According to an article published by Stanford University, the United States have been engaged in the war on illicit drugs for nearly 25 years. The U.S. spends over 50 billion dollars per year to fight against drugs. Out of all the drugs being imported or manufactured in America the DEA only seize 10% of all illicit drugs. In 1977 President Carter decriminalized the use of marijuana. American citizens and politicians did not acknowledge that he had done it but it did not fail. After the decriminalization of marijuana there was a rise in cocaine 1978-1984. Cocain was connected to marijuana which drove the United States from decriminalizing it. During President Reagan’s term funding for programs and foundations to end drug abuse went up from $437 million to $1.4 billion. Politicians sought out as many solutions to ending drug abuse and by the way President Reagan was approaching the matter so aggressively he won many peoples attention to drug abuse. President Clinton tried to continue what President Reagan and Nixon started in 1995. Clinton even embarked on $1 billion dollars for government drug policy. Him doing so grabbed the media’s attention and earned him more funding in rehabilitation. Almost all of the president’s spanning from Nixon to Reagan care about the end of drug abuse. They all have convinced the American public that the war on drugs is a war to be fought by everybody.
Richard Nixon was the 37th U.S. president and the only Commander-In-Chief to resign from his position, after the 1970s Watergate scandal. He believed that the war on drugs was America’s priority number one. He focused more on drug treatment than drug enforcement .
Ronald Reagan helped redefine the purpose of government and pressured the Soviet Union to end the Cold War. He solidified the conservative agenda for decades after his presidency. He enforced more policies against drugs like the Anti-Drug Abuse Act and was involved in the Iran Contra affair.
Nancy Reagan is a former first lady of the United States, the widow of Ronald Reagan, who founded the “Just Say No” drug awareness campaign.
Richard Wershe was an informant for the DEA. He was pulled out of high school at the age of 14 and was given a second identity to be an undercover drug dealer. He was caught and put in prison for possession of cocaine for life.

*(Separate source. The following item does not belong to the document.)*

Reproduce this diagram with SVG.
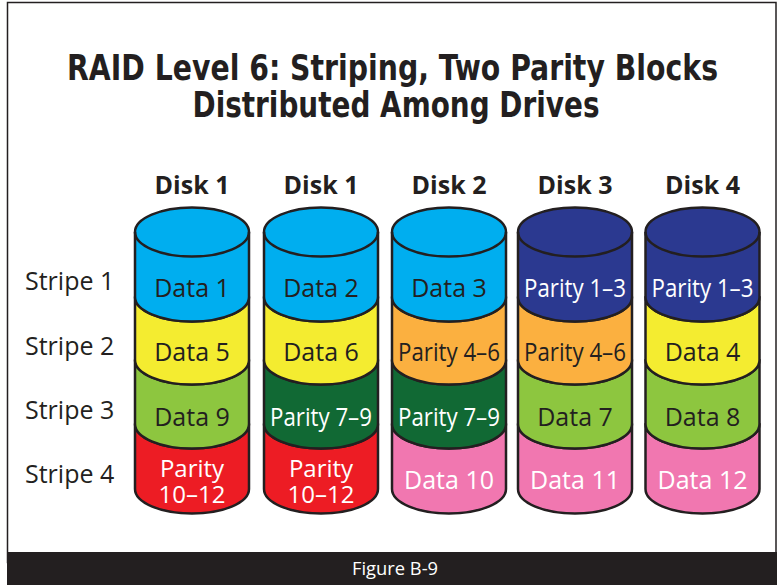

President Carter Jimmy Carter was the 39th president of the United States (1977-81) and later was awarded the Nobel Peace Prize in 2002. He decriminalized marijuana in America did and not get the acknowledgement for it. It did not last long and got thrown out after his presidential term was over.
President Barack Obama is the 44th and current president of the United States, and the first African American to serve as U.S. president. First elected to the presidency in 2008, he won a second term in 2012. He passed the Fair Sentencing law which changed how citizens were convicted of drug charges.
The Central Intelligence Agency was involved in the Iran Contra affair. In this event the United States supposedly sold guns to Iran and distributed the money to drug rings in Nicaragua.
The Drug Enforcement Agency handles any crimes that have to do with drugs.
I think that the War on Drugs is a never ending war and its a waste of money for America to be even involved in. The War on Drugs have been a two sided fight between the government and drug users. The government is passing laws and using law enforcement to keep poor people and communities under their control. The drug war is all about money in my eyes and has stopped being about people’s safety and treatment with drugs abuse.